## Start
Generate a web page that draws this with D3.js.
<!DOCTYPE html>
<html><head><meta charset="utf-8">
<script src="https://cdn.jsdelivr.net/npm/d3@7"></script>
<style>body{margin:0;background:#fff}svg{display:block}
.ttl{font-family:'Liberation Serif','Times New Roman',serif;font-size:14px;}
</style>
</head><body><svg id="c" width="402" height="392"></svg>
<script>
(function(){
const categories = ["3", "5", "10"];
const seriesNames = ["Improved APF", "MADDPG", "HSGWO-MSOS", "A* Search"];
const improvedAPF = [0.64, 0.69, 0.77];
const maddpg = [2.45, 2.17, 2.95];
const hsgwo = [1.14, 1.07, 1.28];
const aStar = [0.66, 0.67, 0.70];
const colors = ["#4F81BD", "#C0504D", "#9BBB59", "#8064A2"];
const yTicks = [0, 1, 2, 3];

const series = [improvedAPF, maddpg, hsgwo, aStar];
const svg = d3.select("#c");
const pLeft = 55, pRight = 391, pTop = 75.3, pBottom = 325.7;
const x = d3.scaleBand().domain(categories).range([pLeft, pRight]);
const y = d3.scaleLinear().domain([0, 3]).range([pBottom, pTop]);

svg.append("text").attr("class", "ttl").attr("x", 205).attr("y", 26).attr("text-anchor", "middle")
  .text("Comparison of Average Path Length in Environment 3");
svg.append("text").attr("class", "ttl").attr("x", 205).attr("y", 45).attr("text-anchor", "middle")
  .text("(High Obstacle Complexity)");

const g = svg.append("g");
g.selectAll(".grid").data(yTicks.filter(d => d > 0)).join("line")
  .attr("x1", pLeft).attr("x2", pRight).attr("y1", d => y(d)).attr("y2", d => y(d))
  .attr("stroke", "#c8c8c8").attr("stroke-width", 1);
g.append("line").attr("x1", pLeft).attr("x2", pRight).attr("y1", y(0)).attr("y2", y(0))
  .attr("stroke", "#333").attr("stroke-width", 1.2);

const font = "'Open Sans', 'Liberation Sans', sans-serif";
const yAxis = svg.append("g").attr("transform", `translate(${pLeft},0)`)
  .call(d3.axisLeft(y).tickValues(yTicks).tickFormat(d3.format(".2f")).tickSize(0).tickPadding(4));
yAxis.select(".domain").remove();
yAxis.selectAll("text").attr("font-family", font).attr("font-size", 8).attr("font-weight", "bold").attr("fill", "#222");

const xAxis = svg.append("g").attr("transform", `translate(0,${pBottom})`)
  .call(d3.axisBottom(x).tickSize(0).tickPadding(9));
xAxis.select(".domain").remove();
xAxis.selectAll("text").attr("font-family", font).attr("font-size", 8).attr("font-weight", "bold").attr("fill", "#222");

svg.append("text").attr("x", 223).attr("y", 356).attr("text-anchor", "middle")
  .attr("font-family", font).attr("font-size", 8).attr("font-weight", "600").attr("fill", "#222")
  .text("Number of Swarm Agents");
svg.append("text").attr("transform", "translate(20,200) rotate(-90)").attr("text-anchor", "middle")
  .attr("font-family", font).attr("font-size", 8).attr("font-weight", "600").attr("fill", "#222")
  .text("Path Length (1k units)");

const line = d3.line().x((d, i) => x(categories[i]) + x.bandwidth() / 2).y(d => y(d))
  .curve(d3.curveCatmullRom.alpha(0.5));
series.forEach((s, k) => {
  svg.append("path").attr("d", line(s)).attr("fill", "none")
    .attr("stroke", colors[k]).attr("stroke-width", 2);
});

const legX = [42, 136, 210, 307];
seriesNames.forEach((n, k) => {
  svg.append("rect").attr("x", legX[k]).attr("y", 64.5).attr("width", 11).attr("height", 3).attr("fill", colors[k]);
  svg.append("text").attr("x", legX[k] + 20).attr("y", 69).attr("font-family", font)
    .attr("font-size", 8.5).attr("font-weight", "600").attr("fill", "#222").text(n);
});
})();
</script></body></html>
## End
## Start
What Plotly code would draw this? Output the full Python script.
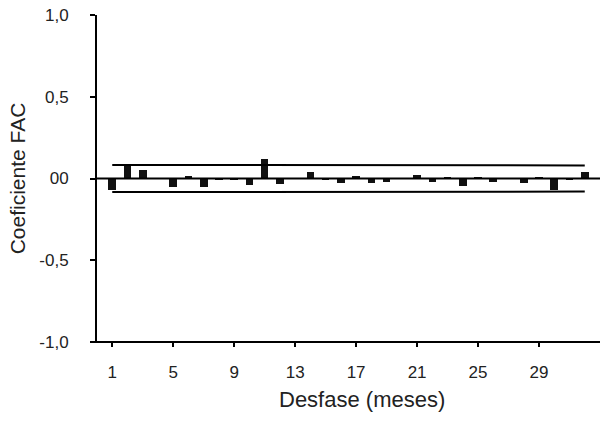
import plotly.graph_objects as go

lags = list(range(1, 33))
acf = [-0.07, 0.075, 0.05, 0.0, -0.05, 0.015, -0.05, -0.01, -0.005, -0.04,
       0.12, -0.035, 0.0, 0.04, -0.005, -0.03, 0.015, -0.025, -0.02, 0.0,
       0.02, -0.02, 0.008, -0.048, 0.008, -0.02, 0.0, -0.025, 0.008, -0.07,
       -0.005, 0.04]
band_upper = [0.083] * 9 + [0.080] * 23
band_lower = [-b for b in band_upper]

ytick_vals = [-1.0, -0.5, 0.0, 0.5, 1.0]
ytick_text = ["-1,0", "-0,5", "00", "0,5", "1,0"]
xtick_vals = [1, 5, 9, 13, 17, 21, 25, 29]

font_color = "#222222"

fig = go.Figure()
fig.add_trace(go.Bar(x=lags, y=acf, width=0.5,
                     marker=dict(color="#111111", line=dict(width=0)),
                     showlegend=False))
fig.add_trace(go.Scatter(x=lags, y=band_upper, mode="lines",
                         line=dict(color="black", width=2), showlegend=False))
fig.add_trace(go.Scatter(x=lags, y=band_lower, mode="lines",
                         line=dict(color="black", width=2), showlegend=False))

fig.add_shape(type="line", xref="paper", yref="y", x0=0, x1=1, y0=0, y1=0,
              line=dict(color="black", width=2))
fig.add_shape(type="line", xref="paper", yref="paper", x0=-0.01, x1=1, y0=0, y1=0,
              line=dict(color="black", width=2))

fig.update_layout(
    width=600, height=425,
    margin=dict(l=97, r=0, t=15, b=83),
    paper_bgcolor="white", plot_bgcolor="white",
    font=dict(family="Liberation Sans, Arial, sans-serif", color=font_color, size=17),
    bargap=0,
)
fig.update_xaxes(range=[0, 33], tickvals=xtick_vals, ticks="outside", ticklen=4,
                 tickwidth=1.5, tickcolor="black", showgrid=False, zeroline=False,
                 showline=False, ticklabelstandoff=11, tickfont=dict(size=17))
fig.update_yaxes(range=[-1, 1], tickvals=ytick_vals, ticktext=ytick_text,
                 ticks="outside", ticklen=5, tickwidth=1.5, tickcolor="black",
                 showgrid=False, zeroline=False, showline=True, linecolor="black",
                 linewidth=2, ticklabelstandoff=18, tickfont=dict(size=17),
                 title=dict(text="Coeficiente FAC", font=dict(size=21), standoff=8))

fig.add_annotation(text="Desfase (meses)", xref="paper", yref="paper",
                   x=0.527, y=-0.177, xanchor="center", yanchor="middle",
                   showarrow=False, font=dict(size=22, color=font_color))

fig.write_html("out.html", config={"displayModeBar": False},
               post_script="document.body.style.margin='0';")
## End
## Start
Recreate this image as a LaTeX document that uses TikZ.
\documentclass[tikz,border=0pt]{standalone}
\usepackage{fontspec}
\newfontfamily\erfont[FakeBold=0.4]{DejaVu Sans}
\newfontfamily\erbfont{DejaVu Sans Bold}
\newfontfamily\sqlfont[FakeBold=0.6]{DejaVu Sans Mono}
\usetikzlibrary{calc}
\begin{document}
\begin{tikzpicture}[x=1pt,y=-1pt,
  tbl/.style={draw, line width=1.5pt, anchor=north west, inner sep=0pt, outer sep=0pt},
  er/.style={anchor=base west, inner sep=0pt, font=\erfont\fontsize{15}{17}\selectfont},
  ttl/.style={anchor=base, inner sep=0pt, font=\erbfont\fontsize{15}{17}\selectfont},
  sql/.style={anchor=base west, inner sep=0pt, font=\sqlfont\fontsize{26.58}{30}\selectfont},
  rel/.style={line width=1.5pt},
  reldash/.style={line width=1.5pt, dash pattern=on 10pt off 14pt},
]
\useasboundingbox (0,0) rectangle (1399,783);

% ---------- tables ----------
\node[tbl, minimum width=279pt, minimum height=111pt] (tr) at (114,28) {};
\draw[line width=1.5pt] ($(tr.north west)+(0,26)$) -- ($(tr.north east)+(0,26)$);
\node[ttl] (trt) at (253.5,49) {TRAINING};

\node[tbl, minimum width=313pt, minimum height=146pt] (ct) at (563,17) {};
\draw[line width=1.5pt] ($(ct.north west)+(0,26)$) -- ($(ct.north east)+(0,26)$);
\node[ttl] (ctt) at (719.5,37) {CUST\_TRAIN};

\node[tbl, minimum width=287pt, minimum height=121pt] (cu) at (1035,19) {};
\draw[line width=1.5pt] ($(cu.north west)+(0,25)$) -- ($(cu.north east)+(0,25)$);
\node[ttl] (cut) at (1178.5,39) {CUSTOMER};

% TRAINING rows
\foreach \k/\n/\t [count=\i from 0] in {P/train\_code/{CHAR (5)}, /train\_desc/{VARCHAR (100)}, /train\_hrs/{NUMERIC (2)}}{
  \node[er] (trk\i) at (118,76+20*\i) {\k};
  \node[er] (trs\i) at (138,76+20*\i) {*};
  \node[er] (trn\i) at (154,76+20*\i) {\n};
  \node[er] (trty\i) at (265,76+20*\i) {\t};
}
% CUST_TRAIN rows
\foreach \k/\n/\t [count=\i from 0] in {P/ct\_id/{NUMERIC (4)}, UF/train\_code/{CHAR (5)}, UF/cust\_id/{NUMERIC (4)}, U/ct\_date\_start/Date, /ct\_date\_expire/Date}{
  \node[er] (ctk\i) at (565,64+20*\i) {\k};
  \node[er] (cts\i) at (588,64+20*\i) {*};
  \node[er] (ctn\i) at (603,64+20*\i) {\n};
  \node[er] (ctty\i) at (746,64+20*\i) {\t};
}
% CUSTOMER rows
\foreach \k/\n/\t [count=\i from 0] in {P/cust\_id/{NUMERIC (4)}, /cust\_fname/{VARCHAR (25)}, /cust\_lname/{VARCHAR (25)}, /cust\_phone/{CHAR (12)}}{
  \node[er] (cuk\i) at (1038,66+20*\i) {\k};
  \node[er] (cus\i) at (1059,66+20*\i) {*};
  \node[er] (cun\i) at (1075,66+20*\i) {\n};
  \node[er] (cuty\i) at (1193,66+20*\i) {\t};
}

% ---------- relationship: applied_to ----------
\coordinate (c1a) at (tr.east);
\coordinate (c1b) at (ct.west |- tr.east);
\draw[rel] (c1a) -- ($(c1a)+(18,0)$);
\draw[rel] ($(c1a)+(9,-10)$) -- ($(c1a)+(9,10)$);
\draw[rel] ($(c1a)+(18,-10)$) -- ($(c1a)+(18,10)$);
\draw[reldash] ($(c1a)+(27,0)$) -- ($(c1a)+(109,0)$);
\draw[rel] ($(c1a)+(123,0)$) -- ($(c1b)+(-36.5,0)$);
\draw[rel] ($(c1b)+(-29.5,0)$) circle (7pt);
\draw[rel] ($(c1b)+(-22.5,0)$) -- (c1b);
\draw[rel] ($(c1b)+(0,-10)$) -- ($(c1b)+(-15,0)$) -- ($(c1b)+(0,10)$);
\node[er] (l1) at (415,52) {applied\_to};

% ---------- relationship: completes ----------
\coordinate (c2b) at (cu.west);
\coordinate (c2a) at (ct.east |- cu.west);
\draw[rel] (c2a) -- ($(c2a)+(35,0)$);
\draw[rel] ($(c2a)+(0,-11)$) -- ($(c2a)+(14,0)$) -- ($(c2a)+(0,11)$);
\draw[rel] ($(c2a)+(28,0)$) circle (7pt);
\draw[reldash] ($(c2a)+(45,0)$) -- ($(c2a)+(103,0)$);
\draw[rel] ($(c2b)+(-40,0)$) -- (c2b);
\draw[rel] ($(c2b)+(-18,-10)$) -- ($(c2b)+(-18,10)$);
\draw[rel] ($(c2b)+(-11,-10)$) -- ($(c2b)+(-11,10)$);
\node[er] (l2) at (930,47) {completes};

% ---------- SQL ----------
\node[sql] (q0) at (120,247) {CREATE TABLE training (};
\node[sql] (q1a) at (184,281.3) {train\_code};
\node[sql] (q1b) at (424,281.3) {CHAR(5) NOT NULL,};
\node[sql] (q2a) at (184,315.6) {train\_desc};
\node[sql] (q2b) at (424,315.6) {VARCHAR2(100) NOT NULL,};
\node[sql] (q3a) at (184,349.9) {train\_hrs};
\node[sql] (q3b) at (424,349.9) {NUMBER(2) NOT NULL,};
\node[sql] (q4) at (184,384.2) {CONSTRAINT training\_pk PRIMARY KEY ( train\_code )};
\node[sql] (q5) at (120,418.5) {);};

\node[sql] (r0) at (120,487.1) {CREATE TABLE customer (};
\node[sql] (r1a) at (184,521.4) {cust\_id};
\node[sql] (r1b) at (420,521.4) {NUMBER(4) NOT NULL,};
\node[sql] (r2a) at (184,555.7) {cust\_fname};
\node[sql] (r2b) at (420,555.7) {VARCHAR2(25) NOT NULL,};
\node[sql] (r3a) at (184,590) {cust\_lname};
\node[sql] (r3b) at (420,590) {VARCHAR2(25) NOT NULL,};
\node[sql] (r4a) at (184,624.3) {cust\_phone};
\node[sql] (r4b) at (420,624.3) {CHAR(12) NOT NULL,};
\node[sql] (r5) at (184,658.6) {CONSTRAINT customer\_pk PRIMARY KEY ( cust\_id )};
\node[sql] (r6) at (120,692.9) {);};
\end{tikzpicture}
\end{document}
## End
- _WHAT YOU NEED TO DO_: Exactly as they appear, write out the lines from the one containing "What Plotly code" down to the one containing "import plotly.graph_objects as go", both included. Pictures are left out.

- _SOLUTION FOR THIS PROBLEM_:
What Plotly code would draw this? Output the full Python script.
import plotly.graph_objects as go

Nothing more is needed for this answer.